Usually the Arctic icecap recedes in summer and then grows back in winter. These findings suggest the period in which the ice renews itself has become much shorter.
Dr Katharine Giles, who led the study and is based at the Centre for Polar Observation and Modelling at University College London (UCL), said the thickness of Arctic sea ice had shown a slow downward trend during the previous five winters but then accelerated.
She said: “After the summer 2007 record melting, the thickness of the winter ice also nose-dived. What is concerning is that sea ice is not just receding but it is also thinning.”
The cause of the thinning is, however, potentially even more alarming. Giles found that the winter air temperatures in 2007 were cold enough that they could not have been the cause.
This suggests some other, longer-term change, such as a rise in water temperature or a change in ocean circulation that has brought warmer water under the ice.

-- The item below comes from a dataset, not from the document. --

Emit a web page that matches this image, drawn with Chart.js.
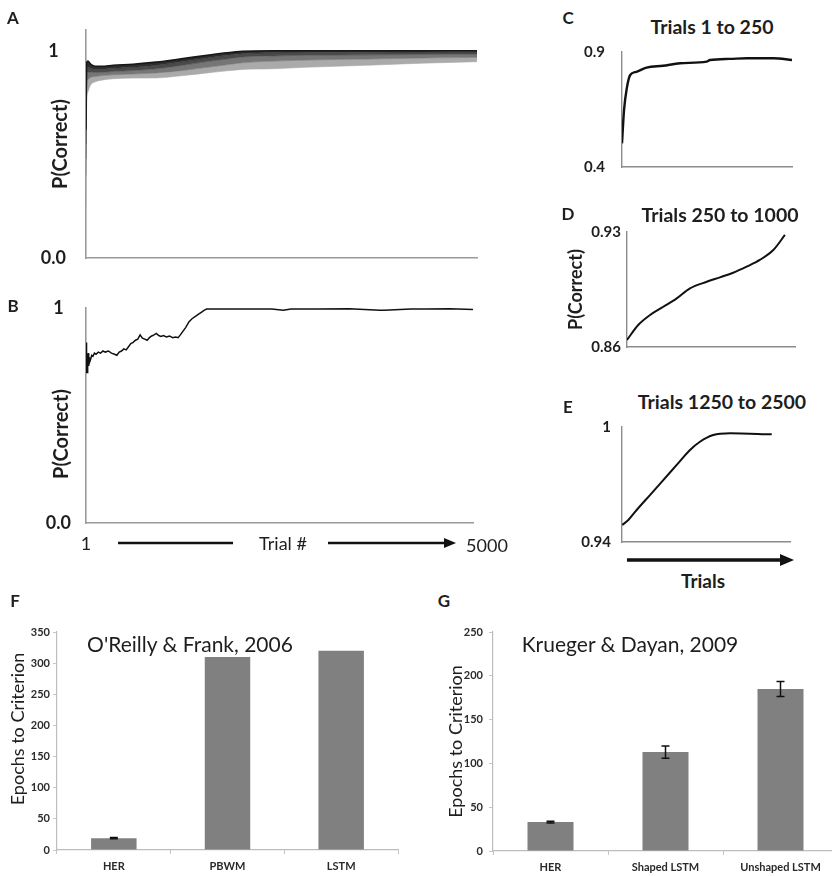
<!DOCTYPE html>
<html>
<head>
<meta charset="utf-8">
<script src="https://cdn.jsdelivr.net/npm/chart.js@4.4.0/dist/chart.umd.min.js"></script>
<style>
  html, body { margin: 0; padding: 0; background: #fff; }
  body { position: relative; width: 832px; height: 876px; overflow: hidden; font-family: Lato, "Open Sans", sans-serif; color: #1e1e1e; }
  canvas { position: absolute; }
  .t { position: absolute; transform: translate(-50%, -50%); white-space: nowrap; line-height: 1; }
  .v { transform: translate(-50%, -50%) rotate(-90deg); }
  .letter { font-weight: bold; font-size: 17px; }
  .ptitle { font-weight: bold; font-size: 19.5px; }
  .btitle { font-size: 21px; }
  svg { position: absolute; left: 0; top: 0; }
</style>
</head>
<body>

<canvas id="cA" width="520" height="280" style="left:0;top:0"></canvas>
<canvas id="cB" width="520" height="270" style="left:0;top:280px"></canvas>
<canvas id="cC" width="252" height="145" style="left:580px;top:40px"></canvas>
<canvas id="cD" width="252" height="145" style="left:565px;top:220px"></canvas>
<canvas id="cE" width="252" height="145" style="left:580px;top:415px"></canvas>
<canvas id="cF" width="420" height="261" style="left:0;top:615px"></canvas>
<canvas id="cG" width="430" height="261" style="left:410px;top:615px"></canvas>

<!-- panel letters -->
<div class="t letter" style="left:13px;top:17px">A</div>
<div class="t letter" style="left:13px;top:305px">B</div>
<div class="t letter" style="left:568px;top:17px">C</div>
<div class="t letter" style="left:568px;top:213px">D</div>
<div class="t letter" style="left:568px;top:406px">E</div>
<div class="t letter" style="left:15px;top:600px">F</div>
<div class="t letter" style="left:444px;top:600px">G</div>

<!-- panel titles -->
<div class="t ptitle" style="left:712px;top:27px">Trials 1 to 250</div>
<div class="t ptitle" style="left:720px;top:215px">Trials 250 to 1000</div>
<div class="t ptitle" style="left:722px;top:402px">Trials 1250 to 2500</div>
<div class="t btitle" style="left:190px;top:643px">O'Reilly &amp; Frank, 2006</div>
<div class="t btitle" style="left:630px;top:643px">Krueger &amp; Dayan, 2009</div>

<!-- axis titles placed off the chart centre -->
<div class="t v" style="left:60px;top:434px;font-size:20px;font-weight:bold">P(Correct)</div>
<div class="t v" style="left:17px;top:729px;font-size:18px">Epochs to Criterion</div>

<!-- B axis caption -->
<div class="t" style="left:86px;top:543px;font-size:18px">1</div>
<div class="t" style="left:283px;top:543px;font-size:18px">Trial #</div>
<div class="t" style="left:487px;top:545px;font-size:18px">5000</div>
<!-- E axis caption -->
<div class="t" style="left:703px;top:580px;font-size:19px;font-weight:bold">Trials</div>

<svg width="832" height="876">
  <line x1="118" y1="543" x2="233" y2="543" stroke="#111" stroke-width="2.6"/>
  <line x1="328" y1="543" x2="446" y2="543" stroke="#111" stroke-width="2.6"/>
  <polygon points="444,538 456,543 444,548" fill="#111"/>
  <line x1="627" y1="560" x2="782" y2="560" stroke="#111" stroke-width="3.5"/>
  <polygon points="780,554 794,560 780,566" fill="#111"/>
</svg>

<script>
/* ---------- data ---------- */
// A: envelope of the simulated learning curves (top edge down to bottom edge)
const trialsA = [1, 8, 25, 60, 120, 200, 350, 600, 900, 1240, 1550, 1800, 2000, 2400, 2800, 3600, 4300, 5000];
const bandA1 = [0.62, 0.94, 0.95, 0.935, 0.925, 0.925, 0.93, 0.935, 0.945, 0.962, 0.978, 0.99, 0.997, 1.0, 1.0, 1.0, 1.0, 1.0];
const bandA2 = [0.55, 0.90, 0.92, 0.915, 0.91, 0.91, 0.915, 0.92, 0.93, 0.948, 0.965, 0.978, 0.986, 0.99, 0.992, 0.993, 0.994, 0.995];
const bandA3 = [0.48, 0.86, 0.895, 0.897, 0.895, 0.896, 0.90, 0.905, 0.913, 0.93, 0.948, 0.96, 0.97, 0.975, 0.978, 0.98, 0.982, 0.984];
const bandA4 = [0.40, 0.81, 0.86, 0.872, 0.876, 0.88, 0.884, 0.888, 0.893, 0.905, 0.92, 0.932, 0.942, 0.95, 0.955, 0.96, 0.965, 0.968];
const bandA5 = [0.25, 0.72, 0.80, 0.835, 0.85, 0.858, 0.865, 0.868, 0.869, 0.88, 0.893, 0.903, 0.91, 0.913, 0.92, 0.93, 0.94, 0.947];

// B: a single run
const trialsB = [1, 4, 8, 12, 16, 20, 25, 30, 36, 42, 50, 60, 75, 90, 110, 130, 160, 190, 220, 250,
  290, 330, 370, 400, 430, 460, 490, 520, 550, 580, 610, 640, 670, 700, 730, 760, 790, 820, 850, 880,
  910, 940, 970, 1000, 1040, 1080, 1120, 1160, 1190, 1220, 1250, 1290, 1330, 1370, 1410, 1450, 1490, 1530, 1560, 1600,
  2000, 2400, 2550, 2650, 3000, 3400, 3800, 3850, 4200, 4400, 4700, 5000];
const valsB = [0.70, 0.84, 0.72, 0.80, 0.70, 0.78, 0.74, 0.79, 0.73, 0.77, 0.75, 0.76, 0.78, 0.775, 0.79, 0.785, 0.795, 0.79, 0.80, 0.795,
  0.80, 0.79, 0.785, 0.78, 0.795, 0.80, 0.81, 0.805, 0.82, 0.835, 0.84, 0.85, 0.855, 0.875, 0.86, 0.855, 0.85, 0.862, 0.87, 0.875,
  0.882, 0.872, 0.868, 0.872, 0.865, 0.87, 0.862, 0.865, 0.862, 0.875, 0.89, 0.91, 0.935, 0.95, 0.96, 0.97, 0.98, 0.99, 0.995, 0.995,
  0.995, 0.995, 0.99, 0.995, 0.995, 0.996, 0.99, 0.99, 0.995, 0.995, 0.996, 0.993];

// C, D, E: close-ups of the mean curve
const trialsC = [1, 4, 8, 13, 22, 37, 61, 86, 125, 130, 159, 184, 223, 250];
const valsC = [0.503, 0.648, 0.742, 0.80, 0.814, 0.832, 0.84, 0.851, 0.858, 0.865, 0.87, 0.873, 0.873, 0.865];
const trialsD = [250, 300, 353, 412, 472, 531, 606, 665, 724, 784, 843, 903, 955];
const valsD = [0.8643, 0.8734, 0.8795, 0.8845, 0.8896, 0.8957, 0.8997, 0.9024, 0.9052, 0.9089, 0.913, 0.919, 0.9282];
const trialsE = [1252, 1297, 1359, 1458, 1557, 1657, 1756, 1830, 1929, 2054, 2364];
const valsE = [0.9489, 0.9515, 0.9567, 0.9645, 0.9723, 0.9802, 0.988, 0.9923, 0.9958, 0.9967, 0.9962];

// F, G: epochs to criterion
const modelsF = ["HER", "PBWM", "LSTM"];
const epochsF = [19, 310, 320];
const errF = [1, 0, 0];
const modelsG = ["HER", "Shaped LSTM", "Unshaped LSTM"];
const epochsG = [33, 113, 185];
const errG = [1, 7, 8.5];

/* ---------- helpers ---------- */
const INK = "#1e1e1e";
const FONT = "Lato, 'Open Sans', sans-serif";
const pts = (xs, ys) => xs.map((x, i) => ({ x, y: ys[i] }));

// fixed axis boxes so every plot area lands where the figure has it
function fixY(width) {
  return s => { s.width = width; s.paddingTop = 0; s.paddingBottom = 0; };
}

function linePanel(id, c) {
  return new Chart(document.getElementById(id), {
    type: "line",
    data: { datasets: c.datasets },
    options: {
      responsive: false,
      animation: false,
      layout: { padding: { top: c.padTop, right: c.padRight, left: 0, bottom: 0 } },
      plugins: { legend: { display: false }, tooltip: { enabled: false } },
      elements: { point: { radius: 0 } },
      scales: {
        x: {
          type: "linear", min: c.xMin, max: c.xMax,
          ticks: { display: false },
          grid: { display: false, drawTicks: false },
          border: { color: c.axisColor, width: c.axisWidth },
          afterFit: s => { s.height = c.xAxisH; }
        },
        y: {
          min: c.yMin, max: c.yMax,
          grid: { display: false, drawTicks: false },
          border: { color: c.axisColor, width: c.axisWidth },
          afterBuildTicks: s => { s.ticks = c.yTicks.map(v => ({ value: v })); },
          ticks: {
            autoSkip: false,
            callback: v => c.yLabels[c.yTicks.indexOf(v)],
            font: { family: FONT, size: c.tickSize, weight: "bold" },
            color: INK, padding: c.tickPad, crossAlign: c.crossAlign || "near"
          },
          title: c.yTitle
            ? { display: true, text: c.yTitle, color: INK,
                font: { family: FONT, size: c.yTitleSize, weight: "bold" },
                padding: { top: c.yTitlePad, bottom: 0 } }
            : { display: false },
          afterFit: fixY(c.yAxisW)
        }
      }
    }
  });
}

// draws the +/- error whiskers from the error arrays through the y scale
const errorBars = {
  id: "errorBars",
  afterDatasetsDraw(chart, args, opts) {
    const { ctx } = chart;
    const y = chart.scales.y;
    const vals = chart.data.datasets[0].data;
    ctx.save();
    ctx.strokeStyle = "#111";
    ctx.lineWidth = 1.5;
    chart.getDatasetMeta(0).data.forEach((bar, i) => {
      const e = opts.errors[i];
      if (!e) return;
      const hi = y.getPixelForValue(vals[i] + e), lo = y.getPixelForValue(vals[i] - e);
      ctx.beginPath();
      ctx.moveTo(bar.x, hi); ctx.lineTo(bar.x, lo);
      ctx.moveTo(bar.x - 4, hi); ctx.lineTo(bar.x + 4, hi);
      ctx.moveTo(bar.x - 4, lo); ctx.lineTo(bar.x + 4, lo);
      ctx.stroke();
    });
    ctx.restore();
  }
};

function barPanel(id, c) {
  return new Chart(document.getElementById(id), {
    type: "bar",
    data: {
      labels: c.labels,
      datasets: [{ data: c.values, backgroundColor: "#808080", barPercentage: 0.4, categoryPercentage: 1 }]
    },
    options: {
      responsive: false,
      animation: false,
      layout: { padding: { top: c.padTop, right: c.padRight, left: 0, bottom: 0 } },
      plugins: { legend: { display: false }, tooltip: { enabled: false }, errorBars: { errors: c.errors } },
      scales: {
        x: {
          grid: { display: true, drawOnChartArea: false, tickLength: 4, color: "#c4c4c4", offset: true },
          border: { color: "#bdbdbd", width: 1.2 },
          ticks: { font: { family: FONT, size: 11, weight: "bold" }, color: "#2a2a2a", padding: 6 },
          afterFit: s => { s.height = c.xAxisH; }
        },
        y: {
          min: 0, max: c.yMax,
          grid: { display: true, drawOnChartArea: false, tickLength: 4, color: "#c8c8c8" },
          border: { color: "#bdbdbd", width: 1.2 },
          ticks: { stepSize: 50, font: { family: FONT, size: 11, weight: "bold" }, color: "#2a2a2a", padding: c.tickPad },
          title: c.yTitle
            ? { display: true, text: c.yTitle, color: INK,
                font: { family: FONT, size: 18 }, padding: { top: c.yTitlePad, bottom: 0 } }
            : { display: false },
          afterFit: fixY(c.yAxisW)
        }
      }
    },
    plugins: [errorBars]
  });
}

/* ---------- A ---------- */
const bandShades = ["#181818", "#2e2e2e", "#4a4a4a", "#767676", "#aaaaaa"];
const bandA = [bandA1, bandA2, bandA3, bandA4, bandA5];
linePanel("cA", {
  datasets: bandA.map((vals, i) => ({
    data: pts(trialsA, vals),
    borderColor: bandShades[i],
    borderWidth: i === 0 ? 1.6 : 0.6,
    backgroundColor: bandShades[i],
    fill: i === 0 ? false : "-1",
    cubicInterpolationMode: "monotone"
  })),
  padTop: 30, padRight: 43, xAxisH: 22, yAxisW: 86,
  xMin: 1, xMax: 5000, yMin: 0, yMax: 1.1,
  yTicks: [0, 1], yLabels: ["0.0", "1"],
  tickSize: 18, tickPad: 20, crossAlign: "center",
  axisColor: "#9a9a9a", axisWidth: 1.6,
  yTitle: "P(Correct)", yTitleSize: 20, yTitlePad: 49
});

/* ---------- B ---------- */
linePanel("cB", {
  datasets: [{ data: pts(trialsB, valsB), borderColor: "#111", borderWidth: 1.5, tension: 0 }],
  padTop: 28, padRight: 47, xAxisH: 27, yAxisW: 86,
  xMin: 1, xMax: 5000, yMin: 0, yMax: 1.0,
  yTicks: [0, 1], yLabels: ["0.0", "1"],
  tickSize: 18, tickPad: 15, crossAlign: "center",
  axisColor: "#9a9a9a", axisWidth: 1.6
});

/* ---------- C ---------- */
linePanel("cC", {
  datasets: [{ data: pts(trialsC, valsC), borderColor: "#111", borderWidth: 2.4, cubicInterpolationMode: "monotone" }],
  padTop: 12, padRight: 40, xAxisH: 18, yAxisW: 42,
  xMin: 1, xMax: 250, yMin: 0.4, yMax: 0.9,
  yTicks: [0.4, 0.9], yLabels: ["0.4", "0.9"],
  tickSize: 15, tickPad: 17,
  axisColor: "#8c8c8c", axisWidth: 1.4
});

/* ---------- D ---------- */
linePanel("cD", {
  datasets: [{ data: pts(trialsD, valsD), borderColor: "#111", borderWidth: 2, cubicInterpolationMode: "monotone" }],
  padTop: 12, padRight: 22, xAxisH: 18, yAxisW: 62,
  xMin: 250, xMax: 1000, yMin: 0.86, yMax: 0.93,
  yTicks: [0.86, 0.93], yLabels: ["0.86", "0.93"],
  tickSize: 15, tickPad: 6,
  axisColor: "#8c8c8c", axisWidth: 1.4,
  yTitle: "P(Correct)", yTitleSize: 18, yTitlePad: 0
});

/* ---------- E ---------- */
linePanel("cE", {
  datasets: [{ data: pts(trialsE, valsE), borderColor: "#111", borderWidth: 2, cubicInterpolationMode: "monotone" }],
  padTop: 12, padRight: 42, xAxisH: 18, yAxisW: 42,
  xMin: 1250, xMax: 2500, yMin: 0.94, yMax: 1.0,
  yTicks: [0.94, 1.0], yLabels: ["0.94", "1"],
  tickSize: 15, tickPad: 11,
  axisColor: "#8c8c8c", axisWidth: 1.4
});

/* ---------- F, G ---------- */
barPanel("cF", {
  labels: modelsF, values: epochsF, errors: errF, yMax: 350,
  padTop: 17, padRight: 22, xAxisH: 26, yAxisW: 57, tickPad: 3
});
barPanel("cG", {
  labels: modelsG, values: epochsG, errors: errG, yMax: 250,
  padTop: 17, padRight: 2, xAxisH: 25, yAxisW: 83, tickPad: 6,
  yTitle: "Epochs to Criterion", yTitlePad: 35
});
</script>
</body>
</html>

If confirmed, this could mean that the Arctic is likely to melt much faster than had been thought. Some researchers say that the summer icecap could vanish within a decade.
The research, reported in Geophysical Research Letters, showed that last winter the average thickness of sea ice over the whole Arctic was 26cm (10%) less than the average thickness of the previous five winters.
However, sea ice in the western Arctic lost about 49cm of thickness. This region saw the Northwest Passage become ice-free and open to shipping for the first time in 30 years during the summer of 2007.
The UCL researchers used satellites to measure sea-ice thickness from 2002 to 2008. Winter sea ice in the Arctic is about 8ft thick on average.
The team is the first to measure ice thickness throughout the winter, from October to March, over more than half of the Arctic, using the European Space Agency’s Envisat satellite.
Giles’s findings confirm the more detailed work of Peter Wadhams, professor of ocean physics at Cambridge University, who has undertaken six voyages under the icecap in Royal Navy nuclear submarines since 1976 and has gathered data from six more voyages.
The vessels use an upward-looking echo-sounder to measure the thickness of sea ice above the vessel. The data gathered can then be compared with previous years to find changes in thickness.
Wadhams published his first paper in 1990, showing that the Arctic ice had grown 15% thinner between 1976 and 1987.
In March 2007 he went under the Arctic again in HMS Tireless and found that the winter ice had been thinning even more quickly; it was now 50% of the 1976 thickness.
“This enormous ice retreat in the last two summers is the culmination of a thinning process that has been going on for decades, and now the ice is just collapsing,” Wadhams said.
The scale of the ice loss has also been shown by other satellite-based observations that are used to measure the area of the Arctic icecap as it grows and shrinks with the seasons.
In winter it normally reaches about 5.8m square miles before receding to about 2.7m square miles in summer.
In 2007, however, the sun shone for many more days than normal, raising water temperatures to 4.3C above the average. By September the Arctic icecap had lost an extra 1.1m square miles, equivalent to more than 12 times the area of Britain.
That reduced the area of summer ice to 1.6m square miles, 43% smaller than it was in 1979, when satellite observations began.
At the heart of the melting in the Arctic is a simple piece of science. Ice is white, so most of the sunlight hitting it is reflected back into space. When it melts, however, it leaves open ocean, which, being darker, absorbs light and so gets warmer. This helps to melt more ice. It also makes it harder for ice to form again in winter. The process accelerates until there is no more ice to melt.
Wadhams said: “This is one of the most serious problems the world has ever faced.”